Partition Mergeout

Vertica keeps data from different table partitions or partition groups separate on disk. The Tuple Mover adheres to this separation policy when it consolidates ROS containers. When a partition is first created, it typically has frequent data loads and requires regular activity from the Tuple Mover. As a partition ages, it commonly transitions to a mostly read-only workload and requires much less activity.

The Tuple Mover has two different policies for managing these different partition workloads:

  • Active partition is the partition that was most recently created. The Tuple Mover uses a strata-based algorithm that seeks to minimize the number of times individual tuples undergo mergeout. A table's active partition count identifies how many partitions are active for that table.
  • Inactive partitions are those that were not most recently created. The Tuple Mover consolidates ROS containers to a minimal set while avoiding merging containers whose size exceeds MaxMrgOutROSSizeMB.

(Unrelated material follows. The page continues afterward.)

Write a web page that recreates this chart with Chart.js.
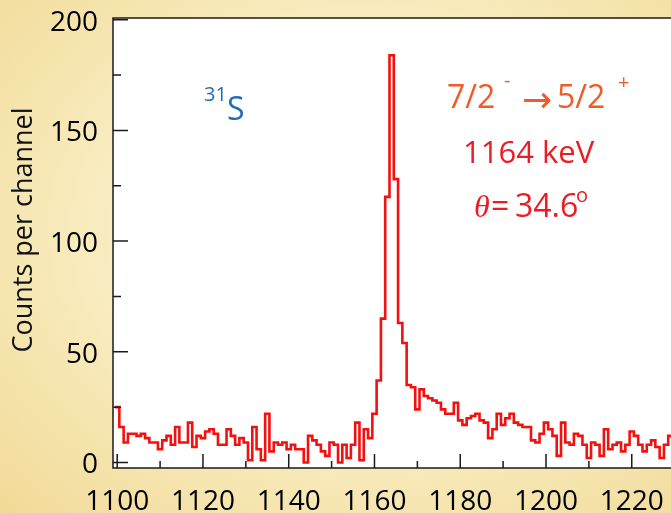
<!DOCTYPE html>
<html>
<head>
<meta charset="utf-8">
<script src="https://cdn.jsdelivr.net/npm/chart.js@4.4.1/dist/chart.umd.min.js"></script>
<style>
html,body{margin:0;padding:0;}
body{width:671px;height:513px;overflow:hidden;
  background:radial-gradient(ellipse at 55% 45%, #fcf6dc 0%, #f8ebbd 55%, #f1da97 100%);}
#wrap{position:relative;width:671px;height:513px;}
</style>
</head>
<body>
<div id="wrap"><canvas id="spec" width="671" height="513"></canvas></div>
<script>
// gamma spectrum, 1 keV channels starting at 1100 keV
const firstChannel = 1100
const counts = [
  25,16,9,13,13,12,13,11,9,9,
  6,10,12,8,16,9,9,18,7,12,
  11,14,15,13,8,8,15,12,8,11,
  9,1,16,6,1,22,5,9,8,9,
  6,8,6,6,0,12,10,8,5,3,
  9,8,0,8,2,8,18,1,15,11,
  22,37,65,120,184,128,63,54,35,34,
  24,33,30,29,28,27,24,22,22,27,
  19,17,20,21,22,19,18,11,15,22,
  17,20,22,18,17,16,16,10,9,13,
  18,15,12,3,18,9,8,13,12,8,
  2,9,8,3,15,6,8,9,5,8,
  14,12,8,5,8,10,7,2,8,12
]
const xTicks = [1100, 1120, 1140, 1160, 1180, 1200, 1220]
const xMinor = [1110, 1130, 1150, 1170, 1190, 1210]
const yTicks = [0, 50, 100, 150, 200]
const yMinor = [25, 75, 125, 175]

const channels = counts.map((c, i) => firstChannel + i)
// step line: each channel drawn from its lower edge to its upper edge
const steps = channels.map((ch, i) => ({x: ch - 0.5, y: counts[i]}))
steps.push({x: channels[channels.length - 1] + 0.5, y: counts[counts.length - 1]})

const FONT = '"Open Sans", "Noto Sans", sans-serif'

const frame = {
  id: 'frame',
  beforeDraw(chart) {
    const {ctx, chartArea: a} = chart
    ctx.save()
    ctx.fillStyle = '#ffffff'
    ctx.fillRect(a.left, a.top, a.right - a.left + 2, a.bottom - a.top)
    ctx.restore()
  },
  afterDraw(chart) {
    const {ctx, chartArea: a, scales} = chart
    const x = scales.x, y = scales.y
    ctx.save()
    ctx.strokeStyle = '#1a1a1a'
    ctx.lineWidth = 1.5
    ctx.beginPath()
    ctx.moveTo(a.right + 2, a.top)
    ctx.lineTo(a.left, a.top)
    ctx.lineTo(a.left, a.bottom)
    ctx.lineTo(a.right + 2, a.bottom)
    // inward ticks
    xTicks.forEach(v => { const p = x.getPixelForValue(v); ctx.moveTo(p, a.bottom); ctx.lineTo(p, a.bottom - 14) })
    xMinor.forEach(v => { const p = x.getPixelForValue(v); ctx.moveTo(p, a.bottom); ctx.lineTo(p, a.bottom - 7) })
    yTicks.forEach(v => { const p = y.getPixelForValue(v); ctx.moveTo(a.left, p); ctx.lineTo(a.left + 15, p) })
    yMinor.forEach(v => { const p = y.getPixelForValue(v); ctx.moveTo(a.left, p); ctx.lineTo(a.left + 8, p) })
    ctx.stroke()

    // axis title
    ctx.save()
    ctx.translate(32, 230)
    ctx.rotate(-Math.PI / 2)
    ctx.fillStyle = '#111'
    ctx.font = '27px ' + FONT
    ctx.textAlign = 'center'
    ctx.textBaseline = 'alphabetic'
    ctx.fillText('Counts per channel', 0, 0)
    ctx.restore()

    ctx.textAlign = 'left'
    ctx.textBaseline = 'alphabetic'
    // nucleus
    ctx.fillStyle = '#1f6db5'
    ctx.font = '20px ' + FONT
    ctx.fillText('31', 204, 101)
    ctx.font = '32px ' + FONT
    ctx.fillText('S', 227, 120)
    // transition
    ctx.fillStyle = '#f15a29'
    ctx.font = '32px ' + FONT
    ctx.fillText('7/2', 447, 108)
    ctx.font = '20px ' + FONT
    ctx.fillText('-', 504, 87)
    ctx.font = '36px "DejaVu Sans", sans-serif'
    ctx.fillText('\u2192', 522, 112)
    ctx.font = '32px ' + FONT
    ctx.fillText('5/2', 557, 108)
    ctx.font = '20px ' + FONT
    ctx.fillText('+', 618, 89)
    // energy and angle
    ctx.fillStyle = '#ec1c24'
    ctx.font = '31px ' + FONT
    ctx.fillText('1164 keV', 463, 163)
    ctx.font = 'italic 32px "Liberation Serif", serif'
    ctx.fillText('\u03b8', 474, 217)
    ctx.font = '32px ' + FONT
    ctx.fillText('=', 491, 217)
    ctx.fillText('34.6', 515, 217)
    ctx.font = '20px ' + FONT
    ctx.fillText('o', 576, 202)
    ctx.restore()
  }
}

new Chart(document.getElementById('spec'), {
  type: 'line',
  data: {
    datasets: [{
      data: steps,
      stepped: 'before',
      borderColor: '#f50f0f',
      borderWidth: 2.6,
      borderJoinStyle: 'miter',
      pointRadius: 0,
      fill: false,
      clip: {left: 0, top: 0, right: 4, bottom: 0}
    }]
  },
  options: {
    responsive: false,
    animation: false,
    devicePixelRatio: 1,
    layout: {padding: {left: 0, top: 18, right: 0, bottom: 0}},
    plugins: {legend: {display: false}, tooltip: {enabled: false}},
    scales: {
      x: {
        type: 'linear',
        min: 1099.02,
        max: 1229.15,
        grid: {display: false, drawTicks: false},
        border: {display: false},
        afterFit(s) { s.height = 45; s.paddingLeft = 0; s.paddingRight = 0 },
        afterBuildTicks(s) { s.ticks = xTicks.map(v => ({value: v})) },
        ticks: {autoSkip: false, maxRotation: 0, padding: 17, color: '#000',
          callback: v => String(v),
          font: {family: FONT, size: 28}}
      },
      y: {
        min: -2.5,
        max: 200.8,
        grid: {display: false, drawTicks: false},
        border: {display: false},
        afterFit(s) { s.width = 113; s.paddingTop = 0; s.paddingBottom = 0 },
        afterBuildTicks(s) { s.ticks = yTicks.map(v => ({value: v})) },
        ticks: {padding: 15, labelOffset: 3, color: '#000',
          font: {family: FONT, size: 28}}
      }
    }
  },
  plugins: [frame]
})
</script>
</body>
</html>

If you invoke mergeout with the Vertica meta-function DO_TM_TASK, all partitions are consolidated into the smallest possible number of containers, including active partitions.

For details on how the Tuple Mover identifies active partitions, see Active and Inactive Partitions.

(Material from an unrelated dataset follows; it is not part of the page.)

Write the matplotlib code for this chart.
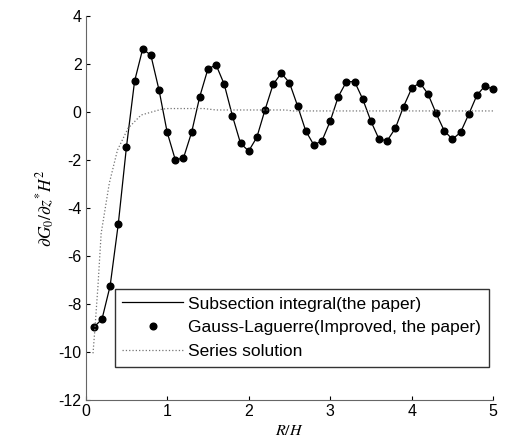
import numpy as np
import matplotlib
matplotlib.use('Agg')
import matplotlib.pyplot as plt

plt.rcParams['font.family'] = ['Liberation Sans', 'DejaVu Sans']
plt.rcParams['mathtext.fontset'] = 'stix'
plt.rcParams['axes.unicode_minus'] = False

# Gauss-Laguerre / subsection integral values, R/H = 0.1 ... 5.0
r_h = np.round(np.arange(1, 51) * 0.1, 1)
g_values = [-8.98, -8.65, -7.26, -4.68, -1.48, 1.27, 2.62, 2.35, 0.90, -0.86,
            -2.01, -1.93, -0.86, 0.63, 1.78, 1.95, 1.14, -0.17, -1.32, -1.64,
            -1.07, 0.07, 1.14, 1.60, 1.21, 0.24, -0.80, -1.39, -1.21, -0.40,
            0.63, 1.25, 1.25, 0.52, -0.40, -1.15, -1.21, -0.69, 0.21, 0.97,
            1.21, 0.74, -0.07, -0.80, -1.15, -0.86, -0.11, 0.68, 1.08, 0.93]

# Series solution
series_x = [0.09, 0.11, 0.15, 0.19, 0.29, 0.39, 0.52, 0.68, 0.93, 1.0,
            1.45, 1.6, 2.45, 2.55, 5.0]
series_y = [-10.07, -9.2, -7.3, -5.07, -2.98, -1.6, -0.69, -0.14, 0.1, 0.13,
            0.13, 0.07, 0.07, 0.03, 0.03]

fig = plt.figure(figsize=(5.1, 4.48), dpi=100)
ax = fig.add_axes([0.168, 0.108, 0.799, 0.857])

ax.plot(r_h, g_values, '-', color='black', lw=0.9,
        label='Subsection integral(the paper)')
ax.plot(r_h, g_values, 'o', color='black', ms=4.8, ls='none', clip_on=False,
        label='Gauss-Laguerre(Improved, the paper)')
ax.plot(series_x, series_y, ':', color='0.45', lw=0.9, label='Series solution')

ax.set_xlim(0, 5)
ax.set_ylim(-12, 4)
ax.set_xticks(range(0, 6))
ax.set_yticks(range(-12, 5, 2))
ax.spines['top'].set_visible(False)
ax.spines['right'].set_visible(False)
ax.spines['left'].set_color('0.4')
ax.spines['bottom'].set_color('0.4')
ax.tick_params(direction='in', length=3, labelsize=11.5, colors='black', pad=3)

ax.set_xlabel('$R/H$', fontsize=11.5, labelpad=3)
ax.set_ylabel(r'$\partial G_0/\partial z^{*}H^2$', fontsize=12.5, labelpad=1)

leg = ax.legend(loc='lower right', bbox_to_anchor=(0.99, 0.085), fontsize=12.5,
                frameon=True, fancybox=False, edgecolor='black', handlelength=3.5,
                borderpad=0.45, labelspacing=0.5, handletextpad=0.3,
                borderaxespad=0)
leg.get_frame().set_linewidth(1.0)

fig.savefig('out.png', dpi=100)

Partition Mergeout Thread Allocation

The TM resource pool sets the number of threads that are available for mergeout with its MAXCONCURRENCY parameter. By default , this parameter is set to 7. Vertica allocates half the threads to active partitions, and the remaining half to active and inactive partitions. If MAXCONCURRENCY is set to an uneven integer, Vertica rounds up to favor active partitions.

For example, if MAXCONCURRENCY is set to 7, then Vertica allocates four threads exclusively to active partitions, and allocates the remaining three threads to active and inactive partitions as needed. If additional threads are required to avoid ROS pushback, increase MAXCONCURRENCY with ALTER RESOURCE POOL.